=== Supplied data ===
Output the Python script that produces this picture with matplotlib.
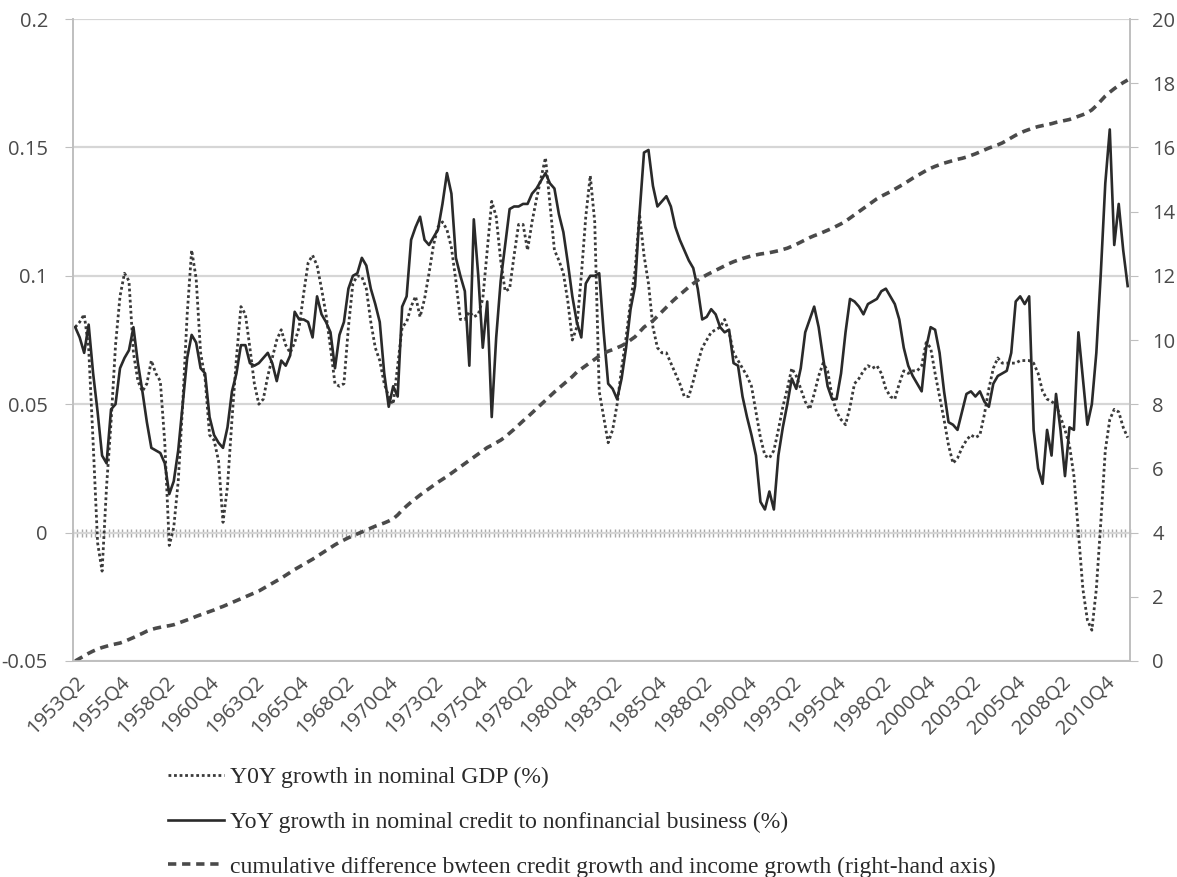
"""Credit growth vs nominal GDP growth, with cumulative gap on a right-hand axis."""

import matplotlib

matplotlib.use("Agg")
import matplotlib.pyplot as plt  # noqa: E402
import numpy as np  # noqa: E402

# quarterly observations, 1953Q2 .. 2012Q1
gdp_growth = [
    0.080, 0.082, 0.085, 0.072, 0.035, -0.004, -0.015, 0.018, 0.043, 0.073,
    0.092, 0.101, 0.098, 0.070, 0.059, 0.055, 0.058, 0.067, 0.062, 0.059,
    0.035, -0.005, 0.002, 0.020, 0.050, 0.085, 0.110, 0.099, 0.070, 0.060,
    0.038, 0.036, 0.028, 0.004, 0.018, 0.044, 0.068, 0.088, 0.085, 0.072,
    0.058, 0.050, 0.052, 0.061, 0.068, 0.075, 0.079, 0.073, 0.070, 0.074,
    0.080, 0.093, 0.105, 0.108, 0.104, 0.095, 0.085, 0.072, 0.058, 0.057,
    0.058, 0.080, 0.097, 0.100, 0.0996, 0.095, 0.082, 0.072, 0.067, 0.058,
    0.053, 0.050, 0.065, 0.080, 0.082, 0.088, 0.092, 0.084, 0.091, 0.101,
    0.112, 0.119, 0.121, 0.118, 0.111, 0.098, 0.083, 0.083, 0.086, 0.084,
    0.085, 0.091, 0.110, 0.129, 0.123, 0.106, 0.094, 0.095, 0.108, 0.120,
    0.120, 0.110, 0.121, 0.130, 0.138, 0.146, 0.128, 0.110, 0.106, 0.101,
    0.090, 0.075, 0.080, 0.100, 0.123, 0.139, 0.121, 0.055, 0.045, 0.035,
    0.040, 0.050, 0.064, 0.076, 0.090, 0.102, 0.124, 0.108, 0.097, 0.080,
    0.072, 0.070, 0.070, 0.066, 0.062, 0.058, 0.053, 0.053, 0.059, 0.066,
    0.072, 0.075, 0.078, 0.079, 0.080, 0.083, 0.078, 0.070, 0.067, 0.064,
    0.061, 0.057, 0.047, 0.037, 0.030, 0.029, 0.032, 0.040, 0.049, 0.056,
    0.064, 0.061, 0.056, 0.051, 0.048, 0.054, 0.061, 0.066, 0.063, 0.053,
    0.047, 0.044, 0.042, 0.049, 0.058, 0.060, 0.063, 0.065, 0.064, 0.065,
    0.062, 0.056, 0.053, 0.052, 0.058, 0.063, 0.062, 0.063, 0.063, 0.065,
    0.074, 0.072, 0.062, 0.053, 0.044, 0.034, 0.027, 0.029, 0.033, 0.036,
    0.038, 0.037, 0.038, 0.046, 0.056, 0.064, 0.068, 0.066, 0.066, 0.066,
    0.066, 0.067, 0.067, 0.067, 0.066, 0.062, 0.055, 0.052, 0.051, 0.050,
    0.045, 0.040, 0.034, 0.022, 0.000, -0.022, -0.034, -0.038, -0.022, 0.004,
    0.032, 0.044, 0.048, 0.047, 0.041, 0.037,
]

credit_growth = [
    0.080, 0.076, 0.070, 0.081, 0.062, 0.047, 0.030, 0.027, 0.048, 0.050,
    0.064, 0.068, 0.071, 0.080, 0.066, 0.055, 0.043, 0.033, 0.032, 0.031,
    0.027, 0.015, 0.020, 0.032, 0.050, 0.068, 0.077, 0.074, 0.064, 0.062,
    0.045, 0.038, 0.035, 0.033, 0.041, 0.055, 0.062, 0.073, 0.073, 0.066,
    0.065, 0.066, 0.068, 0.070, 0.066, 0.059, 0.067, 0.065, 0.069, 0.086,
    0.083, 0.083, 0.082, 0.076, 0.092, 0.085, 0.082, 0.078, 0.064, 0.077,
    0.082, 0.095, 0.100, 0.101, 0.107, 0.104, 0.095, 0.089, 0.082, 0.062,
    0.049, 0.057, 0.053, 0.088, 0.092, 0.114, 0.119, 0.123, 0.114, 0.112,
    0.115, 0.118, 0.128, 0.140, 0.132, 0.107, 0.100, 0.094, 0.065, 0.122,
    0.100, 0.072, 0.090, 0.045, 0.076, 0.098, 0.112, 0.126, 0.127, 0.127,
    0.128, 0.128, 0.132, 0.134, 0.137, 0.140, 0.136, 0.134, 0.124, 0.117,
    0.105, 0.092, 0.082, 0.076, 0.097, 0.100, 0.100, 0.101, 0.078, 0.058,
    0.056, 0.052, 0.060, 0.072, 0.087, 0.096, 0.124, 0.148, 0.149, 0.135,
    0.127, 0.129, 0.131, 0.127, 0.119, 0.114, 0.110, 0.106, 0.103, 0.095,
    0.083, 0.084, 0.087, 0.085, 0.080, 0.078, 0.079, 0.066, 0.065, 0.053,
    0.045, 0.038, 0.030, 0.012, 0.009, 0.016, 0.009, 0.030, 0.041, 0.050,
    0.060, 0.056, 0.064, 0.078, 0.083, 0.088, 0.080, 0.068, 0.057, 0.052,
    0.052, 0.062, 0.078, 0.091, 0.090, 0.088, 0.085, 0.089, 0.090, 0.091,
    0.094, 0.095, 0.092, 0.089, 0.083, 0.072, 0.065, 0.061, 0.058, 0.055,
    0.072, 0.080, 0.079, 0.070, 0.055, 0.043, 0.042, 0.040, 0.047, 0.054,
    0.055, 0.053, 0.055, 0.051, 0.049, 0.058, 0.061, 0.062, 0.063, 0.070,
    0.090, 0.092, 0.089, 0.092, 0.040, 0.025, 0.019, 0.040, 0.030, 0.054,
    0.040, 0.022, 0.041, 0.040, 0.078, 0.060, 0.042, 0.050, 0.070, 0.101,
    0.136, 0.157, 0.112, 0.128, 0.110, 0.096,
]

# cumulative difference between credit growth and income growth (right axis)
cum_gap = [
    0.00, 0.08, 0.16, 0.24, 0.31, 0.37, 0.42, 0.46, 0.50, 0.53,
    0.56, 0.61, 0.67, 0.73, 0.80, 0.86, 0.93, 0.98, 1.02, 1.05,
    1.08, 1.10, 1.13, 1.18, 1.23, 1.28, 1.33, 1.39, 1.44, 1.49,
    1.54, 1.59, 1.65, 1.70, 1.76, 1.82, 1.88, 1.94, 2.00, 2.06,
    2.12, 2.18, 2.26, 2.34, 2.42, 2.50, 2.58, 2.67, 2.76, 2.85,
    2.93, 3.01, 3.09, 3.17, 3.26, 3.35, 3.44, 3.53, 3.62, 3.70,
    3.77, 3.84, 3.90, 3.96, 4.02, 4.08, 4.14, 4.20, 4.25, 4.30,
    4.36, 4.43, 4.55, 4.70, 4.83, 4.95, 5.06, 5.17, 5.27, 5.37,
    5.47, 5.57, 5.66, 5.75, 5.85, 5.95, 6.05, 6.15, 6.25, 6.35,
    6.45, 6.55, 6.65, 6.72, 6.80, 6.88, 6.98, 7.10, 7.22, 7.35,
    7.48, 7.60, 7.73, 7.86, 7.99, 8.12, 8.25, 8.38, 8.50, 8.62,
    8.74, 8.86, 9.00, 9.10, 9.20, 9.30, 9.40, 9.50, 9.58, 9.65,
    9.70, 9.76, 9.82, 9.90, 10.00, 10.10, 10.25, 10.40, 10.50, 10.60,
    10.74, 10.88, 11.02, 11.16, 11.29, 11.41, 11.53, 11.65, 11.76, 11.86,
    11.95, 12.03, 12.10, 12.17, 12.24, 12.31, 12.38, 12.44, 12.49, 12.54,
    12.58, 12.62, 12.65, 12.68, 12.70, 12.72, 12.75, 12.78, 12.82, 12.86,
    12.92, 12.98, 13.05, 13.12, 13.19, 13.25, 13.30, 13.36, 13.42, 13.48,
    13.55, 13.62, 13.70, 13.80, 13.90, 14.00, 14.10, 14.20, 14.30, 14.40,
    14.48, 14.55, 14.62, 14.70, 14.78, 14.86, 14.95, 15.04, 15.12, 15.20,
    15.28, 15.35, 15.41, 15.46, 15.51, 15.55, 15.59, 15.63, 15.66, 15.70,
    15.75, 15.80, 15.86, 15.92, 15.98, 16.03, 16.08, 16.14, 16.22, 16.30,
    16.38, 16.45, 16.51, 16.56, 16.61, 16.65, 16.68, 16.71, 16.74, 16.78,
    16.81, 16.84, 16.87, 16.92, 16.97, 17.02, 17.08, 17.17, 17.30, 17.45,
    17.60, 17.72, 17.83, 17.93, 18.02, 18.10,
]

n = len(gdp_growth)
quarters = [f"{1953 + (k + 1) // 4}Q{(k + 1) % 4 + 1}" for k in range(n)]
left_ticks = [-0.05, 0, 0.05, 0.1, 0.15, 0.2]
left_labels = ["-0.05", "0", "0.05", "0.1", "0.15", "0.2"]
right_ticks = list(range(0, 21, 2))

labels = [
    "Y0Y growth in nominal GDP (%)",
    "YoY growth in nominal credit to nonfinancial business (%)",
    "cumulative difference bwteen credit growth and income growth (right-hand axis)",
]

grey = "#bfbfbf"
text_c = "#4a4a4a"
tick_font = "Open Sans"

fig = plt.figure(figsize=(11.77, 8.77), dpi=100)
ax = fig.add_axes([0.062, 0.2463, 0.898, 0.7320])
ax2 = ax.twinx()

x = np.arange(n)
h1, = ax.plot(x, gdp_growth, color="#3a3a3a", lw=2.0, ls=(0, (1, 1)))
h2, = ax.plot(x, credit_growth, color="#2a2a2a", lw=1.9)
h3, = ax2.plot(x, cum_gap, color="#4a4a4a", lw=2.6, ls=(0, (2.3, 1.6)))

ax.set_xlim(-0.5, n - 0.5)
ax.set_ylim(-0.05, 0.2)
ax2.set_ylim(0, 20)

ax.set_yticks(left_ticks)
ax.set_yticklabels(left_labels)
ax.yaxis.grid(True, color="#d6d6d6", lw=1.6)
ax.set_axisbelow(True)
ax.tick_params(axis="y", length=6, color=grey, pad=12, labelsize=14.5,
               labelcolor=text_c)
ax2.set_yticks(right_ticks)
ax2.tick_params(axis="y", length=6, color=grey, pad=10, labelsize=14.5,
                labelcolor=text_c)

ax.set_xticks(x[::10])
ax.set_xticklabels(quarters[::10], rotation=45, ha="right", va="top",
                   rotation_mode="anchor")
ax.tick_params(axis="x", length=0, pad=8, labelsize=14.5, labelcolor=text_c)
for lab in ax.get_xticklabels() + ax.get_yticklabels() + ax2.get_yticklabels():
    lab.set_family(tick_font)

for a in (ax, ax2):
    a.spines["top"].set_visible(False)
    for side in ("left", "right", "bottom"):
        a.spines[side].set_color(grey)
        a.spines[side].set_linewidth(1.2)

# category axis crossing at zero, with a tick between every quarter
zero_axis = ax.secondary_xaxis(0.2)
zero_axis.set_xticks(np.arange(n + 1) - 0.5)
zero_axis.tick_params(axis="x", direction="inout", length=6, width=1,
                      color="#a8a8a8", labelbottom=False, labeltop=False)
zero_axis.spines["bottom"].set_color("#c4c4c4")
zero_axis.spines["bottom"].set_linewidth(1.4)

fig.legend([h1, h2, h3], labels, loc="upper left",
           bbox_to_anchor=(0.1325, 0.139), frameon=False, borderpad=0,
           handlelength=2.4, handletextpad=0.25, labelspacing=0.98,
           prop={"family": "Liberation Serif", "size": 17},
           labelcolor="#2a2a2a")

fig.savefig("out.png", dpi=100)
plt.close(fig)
===
• _Prompt_
Repeat only what lies between the start of the data and the end of the line containing "import numpy as", exactly, with pictures left out.

• _Reply to the task_
Output the Python script that produces this picture with matplotlib.
"""Credit growth vs nominal GDP growth, with cumulative gap on a right-hand axis."""

import matplotlib

matplotlib.use("Agg")
import matplotlib.pyplot as plt  # noqa: E402
import numpy as np  # noqa: E402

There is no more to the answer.